## START RECORD SET

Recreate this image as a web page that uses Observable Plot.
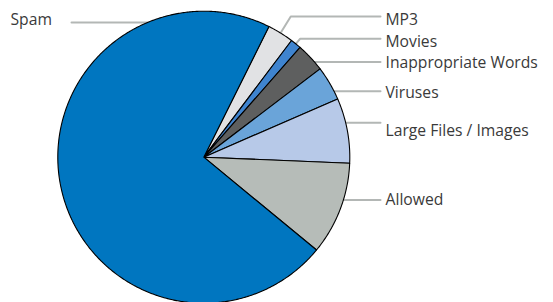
<!DOCTYPE html>
<html><head><meta charset="utf-8">
<script src="https://cdn.jsdelivr.net/npm/d3@7"></script>
<script src="https://cdn.jsdelivr.net/npm/@observablehq/plot@0.6"></script>
<style>body{margin:0;background:#fff}</style>
</head><body><div id="chart"></div>
<script>
// ---- data ----
const categories = ["MP3", "Movies", "Inappropriate Words", "Viruses", "Large Files / Images", "Allowed", "Spam"];
const shares = [2.9, 1.2, 3.2, 3.8, 7.2, 10.3, 71.4];
const colors = ["#e1e2e4", "#3f84cf", "#5e5f5f", "#6aa4d9", "#b7c9e8", "#b6bcb8", "#0076c0"];

// ---- layout ----
const W = 553, H = 302;
const CX = 203.3, CY = 156.7, R = 146;
const START = 26.5 * Math.PI / 180;
const lineYs = [16, 38.3, 61.5, 90.7, 122.3, 199.5, 22];
const textYs = [19.5, 41, 62.5, 92, 130.5, 199.5, 19];
const sides = ["right", "right", "right", "right", "right", "right", "left"];
const rightLineEnd = 380, rightTextX = 385;
const leftLineStart = 71, leftTextX = 10;

const rows = categories.map((c, i) => ({cat: c, share: shares[i], color: colors[i], i}));
const arcs = d3.pie().sort(null).value(d => d.share).startAngle(START).endAngle(START + 2 * Math.PI)(rows);

const px = (a, r) => CX + r * Math.sin(a);
const py = (a, r) => CY - r * Math.cos(a);

// slice polygons
const slicePts = [];
for (const a of arcs) {
  const d = a.data;
  slicePts.push({cat: d.cat, color: d.color, x: CX, y: CY});
  const n = Math.max(2, Math.ceil((a.endAngle - a.startAngle) / (Math.PI / 360)));
  for (let k = 0; k <= n; k++) {
    const t = a.startAngle + (a.endAngle - a.startAngle) * k / n;
    slicePts.push({cat: d.cat, color: d.color, x: px(t, R), y: py(t, R)});
  }
}

// leader lines
const norm = t => ((t % (2 * Math.PI)) + 2 * Math.PI) % (2 * Math.PI);
const inArc = (t, a) => {
  const s = norm(a.startAngle), span = a.endAngle - a.startAngle;
  return norm(t - s) <= span;
};
const leaderPts = [];
for (const a of arcs) {
  const d = a.data, i = d.i, ly = lineYs[i];
  const dy = CY - ly;
  if (sides[i] === "left") {
    const xe = CX - Math.sqrt(Math.max(0, R * R - dy * dy)) + 3;
    leaderPts.push({cat: d.cat, x: leftLineStart, y: ly}, {cat: d.cat, x: xe, y: ly});
    continue;
  }
  const th = Math.abs(dy) < R ? Math.acos(dy / R) : NaN;
  if (!isNaN(th) && inArc(th, a)) {
    leaderPts.push({cat: d.cat, x: px(th, R) - 3, y: ly}, {cat: d.cat, x: rightLineEnd, y: ly});
  } else {
    const am = (a.startAngle + a.endAngle) / 2;
    const r = dy / Math.cos(am);
    leaderPts.push({cat: d.cat, x: px(am, R - 2), y: py(am, R - 2)},
                   {cat: d.cat, x: px(am, r), y: ly},
                   {cat: d.cat, x: rightLineEnd, y: ly});
  }
}

const labels = rows.map(d => ({
  cat: d.cat,
  x: sides[d.i] === "left" ? leftTextX : rightTextX,
  y: textYs[d.i]
}));

const chart = Plot.plot({
  width: W, height: H, margin: 0,
  style: {background: "#fff"},
  x: {domain: [0, W], range: [0, W], axis: null},
  y: {domain: [0, H], range: [0, H], axis: null},
  color: {type: "identity"},
  marks: [
    Plot.line(leaderPts, {x: "x", y: "y", z: "cat", stroke: "#b3b7b5", strokeWidth: 2}),
    Plot.line(slicePts, {x: "x", y: "y", z: "cat", fill: "color", stroke: "#000", strokeWidth: 1.1, curve: "linear-closed", strokeLinejoin: "round"}),
    Plot.text(labels, {x: "x", y: "y", text: "cat", textAnchor: "start", fontSize: 15.7, fill: "#3a3a3a", fontFamily: "Open Sans"})
  ]
});
document.getElementById("chart").appendChild(chart);
</script>
</body></html>
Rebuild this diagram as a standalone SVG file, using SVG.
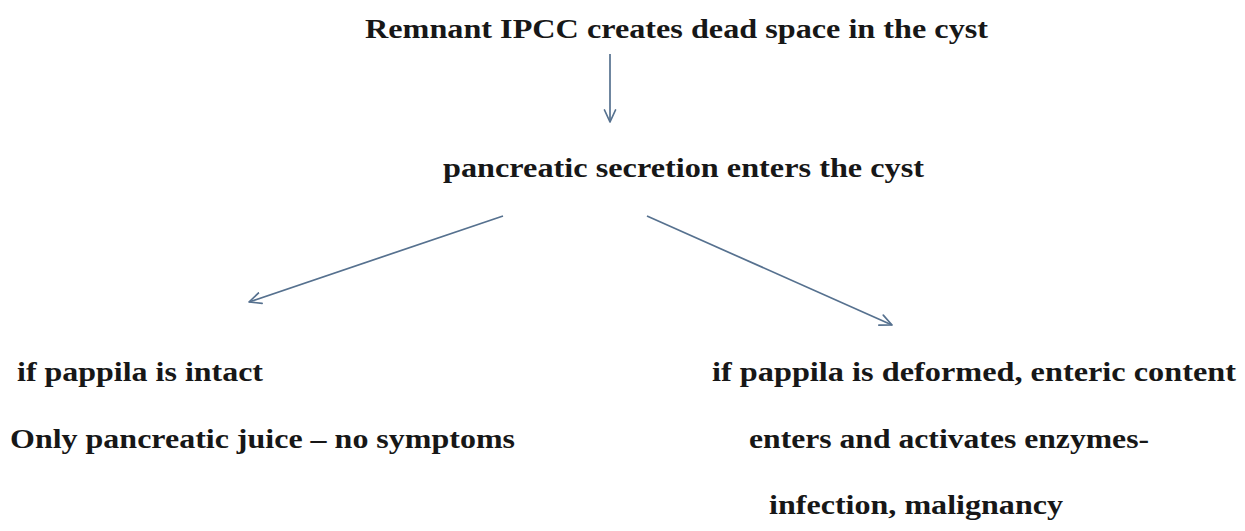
<svg xmlns="http://www.w3.org/2000/svg" width="1245" height="531" viewBox="0 0 1245 531">
<defs>
<style>
.t{font-family:"Liberation Serif","Times New Roman",serif;font-weight:bold;font-size:28px;fill:#171717}
.c{stroke:#56718f;stroke-width:1.7;fill:none}
.h{stroke:#56718f;stroke-width:1.7;fill:none;stroke-linecap:round;stroke-linejoin:round}
</style>
<marker id="ah" viewBox="0 0 14 14" refX="13" refY="7" markerWidth="14" markerHeight="14" markerUnits="userSpaceOnUse" orient="auto">
<path d="M1,1.5 L13,7 L1,12.5" class="h"/>
</marker>
</defs>
<rect width="1245" height="531" fill="#ffffff"/>
<g id="n1"><text class="t" x="365" y="38" textLength="623" lengthAdjust="spacingAndGlyphs">Remnant IPCC creates dead space in the cyst</text></g>
<g id="n2"><text class="t" x="443" y="177" textLength="481" lengthAdjust="spacingAndGlyphs">pancreatic secretion enters the cyst</text></g>
<g id="n3">
<text class="t" x="17" y="381" textLength="246" lengthAdjust="spacingAndGlyphs">if pappila is intact</text>
<text class="t" x="10" y="448" textLength="505" lengthAdjust="spacingAndGlyphs">Only pancreatic juice – no symptoms</text>
</g>
<g id="n4">
<text class="t" x="712" y="381" textLength="524" lengthAdjust="spacingAndGlyphs">if pappila is deformed, enteric content</text>
<text class="t" x="749" y="448" textLength="400" lengthAdjust="spacingAndGlyphs">enters and activates enzymes-</text>
<text class="t" x="769" y="514" textLength="294" lengthAdjust="spacingAndGlyphs">infection, malignancy</text>
</g>
<g id="connectors">
<line class="c" x1="610" y1="54" x2="610" y2="122" marker-end="url(#ah)"/>
<line class="c" x1="503" y1="216" x2="249" y2="302" marker-end="url(#ah)"/>
<line class="c" x1="647" y1="216" x2="892" y2="325" marker-end="url(#ah)"/>
</g>
</svg>
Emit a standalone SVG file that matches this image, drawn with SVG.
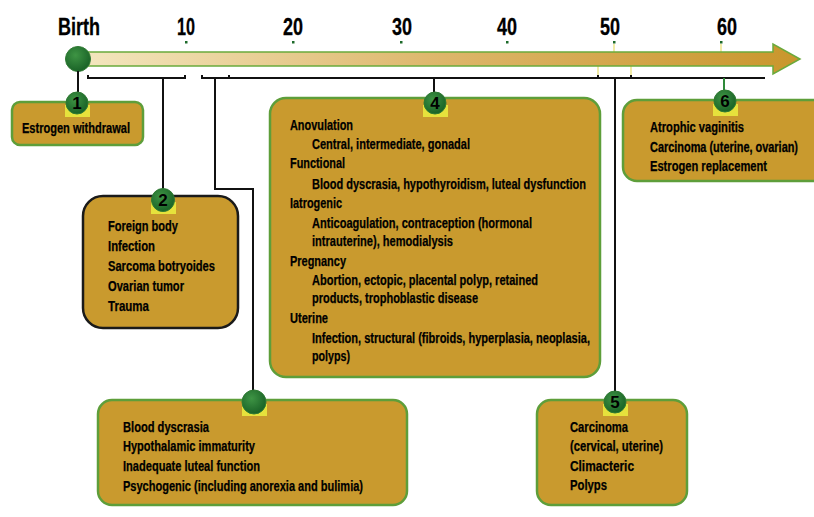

## END RECORD SET

Extract the entries in full, exactly as they are, minus the pictures.

Recreate this image as a web page that uses Observable Plot.
<!DOCTYPE html>
<html><head><meta charset="utf-8">
<script src="https://cdn.jsdelivr.net/npm/d3@7"></script>
<script src="https://cdn.jsdelivr.net/npm/@observablehq/plot@0.6"></script>
<style>body{margin:0;background:#fff}</style>
</head><body><div id="chart"></div>
<script>
// ---- data ----
const categories = ["MP3", "Movies", "Inappropriate Words", "Viruses", "Large Files / Images", "Allowed", "Spam"];
const shares = [2.9, 1.2, 3.2, 3.8, 7.2, 10.3, 71.4];
const colors = ["#e1e2e4", "#3f84cf", "#5e5f5f", "#6aa4d9", "#b7c9e8", "#b6bcb8", "#0076c0"];

// ---- layout ----
const W = 553, H = 302;
const CX = 203.3, CY = 156.7, R = 146;
const START = 26.5 * Math.PI / 180;
const lineYs = [16, 38.3, 61.5, 90.7, 122.3, 199.5, 22];
const textYs = [19.5, 41, 62.5, 92, 130.5, 199.5, 19];
const sides = ["right", "right", "right", "right", "right", "right", "left"];
const rightLineEnd = 380, rightTextX = 385;
const leftLineStart = 71, leftTextX = 10;

const rows = categories.map((c, i) => ({cat: c, share: shares[i], color: colors[i], i}));
const arcs = d3.pie().sort(null).value(d => d.share).startAngle(START).endAngle(START + 2 * Math.PI)(rows);

const px = (a, r) => CX + r * Math.sin(a);
const py = (a, r) => CY - r * Math.cos(a);

// slice polygons
const slicePts = [];
for (const a of arcs) {
  const d = a.data;
  slicePts.push({cat: d.cat, color: d.color, x: CX, y: CY});
  const n = Math.max(2, Math.ceil((a.endAngle - a.startAngle) / (Math.PI / 360)));
  for (let k = 0; k <= n; k++) {
    const t = a.startAngle + (a.endAngle - a.startAngle) * k / n;
    slicePts.push({cat: d.cat, color: d.color, x: px(t, R), y: py(t, R)});
  }
}

// leader lines
const norm = t => ((t % (2 * Math.PI)) + 2 * Math.PI) % (2 * Math.PI);
const inArc = (t, a) => {
  const s = norm(a.startAngle), span = a.endAngle - a.startAngle;
  return norm(t - s) <= span;
};
const leaderPts = [];
for (const a of arcs) {
  const d = a.data, i = d.i, ly = lineYs[i];
  const dy = CY - ly;
  if (sides[i] === "left") {
    const xe = CX - Math.sqrt(Math.max(0, R * R - dy * dy)) + 3;
    leaderPts.push({cat: d.cat, x: leftLineStart, y: ly}, {cat: d.cat, x: xe, y: ly});
    continue;
  }
  const th = Math.abs(dy) < R ? Math.acos(dy / R) : NaN;
  if (!isNaN(th) && inArc(th, a)) {
    leaderPts.push({cat: d.cat, x: px(th, R) - 3, y: ly}, {cat: d.cat, x: rightLineEnd, y: ly});
  } else {
    const am = (a.startAngle + a.endAngle) / 2;
    const r = dy / Math.cos(am);
    leaderPts.push({cat: d.cat, x: px(am, R - 2), y: py(am, R - 2)},
                   {cat: d.cat, x: px(am, r), y: ly},
                   {cat: d.cat, x: rightLineEnd, y: ly});
  }
}

const labels = rows.map(d => ({
  cat: d.cat,
  x: sides[d.i] === "left" ? leftTextX : rightTextX,
  y: textYs[d.i]
}));

const chart = Plot.plot({
  width: W, height: H, margin: 0,
  style: {background: "#fff"},
  x: {domain: [0, W], range: [0, W], axis: null},
  y: {domain: [0, H], range: [0, H], axis: null},
  color: {type: "identity"},
  marks: [
    Plot.line(leaderPts, {x: "x", y: "y", z: "cat", stroke: "#b3b7b5", strokeWidth: 2}),
    Plot.line(slicePts, {x: "x", y: "y", z: "cat", fill: "color", stroke: "#000", strokeWidth: 1.1, curve: "linear-closed", strokeLinejoin: "round"}),
    Plot.text(labels, {x: "x", y: "y", text: "cat", textAnchor: "start", fontSize: 15.7, fill: "#3a3a3a", fontFamily: "Open Sans"})
  ]
});
document.getElementById("chart").appendChild(chart);
</script>
</body></html>
Rebuild this diagram as a standalone SVG file, using SVG.
<svg xmlns="http://www.w3.org/2000/svg" width="1245" height="531" viewBox="0 0 1245 531">
<defs>
<style>
.t{font-family:"Liberation Serif","Times New Roman",serif;font-weight:bold;font-size:28px;fill:#171717}
.c{stroke:#56718f;stroke-width:1.7;fill:none}
.h{stroke:#56718f;stroke-width:1.7;fill:none;stroke-linecap:round;stroke-linejoin:round}
</style>
<marker id="ah" viewBox="0 0 14 14" refX="13" refY="7" markerWidth="14" markerHeight="14" markerUnits="userSpaceOnUse" orient="auto">
<path d="M1,1.5 L13,7 L1,12.5" class="h"/>
</marker>
</defs>
<rect width="1245" height="531" fill="#ffffff"/>
<g id="n1"><text class="t" x="365" y="38" textLength="623" lengthAdjust="spacingAndGlyphs">Remnant IPCC creates dead space in the cyst</text></g>
<g id="n2"><text class="t" x="443" y="177" textLength="481" lengthAdjust="spacingAndGlyphs">pancreatic secretion enters the cyst</text></g>
<g id="n3">
<text class="t" x="17" y="381" textLength="246" lengthAdjust="spacingAndGlyphs">if pappila is intact</text>
<text class="t" x="10" y="448" textLength="505" lengthAdjust="spacingAndGlyphs">Only pancreatic juice – no symptoms</text>
</g>
<g id="n4">
<text class="t" x="712" y="381" textLength="524" lengthAdjust="spacingAndGlyphs">if pappila is deformed, enteric content</text>
<text class="t" x="749" y="448" textLength="400" lengthAdjust="spacingAndGlyphs">enters and activates enzymes-</text>
<text class="t" x="769" y="514" textLength="294" lengthAdjust="spacingAndGlyphs">infection, malignancy</text>
</g>
<g id="connectors">
<line class="c" x1="610" y1="54" x2="610" y2="122" marker-end="url(#ah)"/>
<line class="c" x1="503" y1="216" x2="249" y2="302" marker-end="url(#ah)"/>
<line class="c" x1="647" y1="216" x2="892" y2="325" marker-end="url(#ah)"/>
</g>
</svg>
Emit a standalone SVG file that matches this image, drawn with SVG.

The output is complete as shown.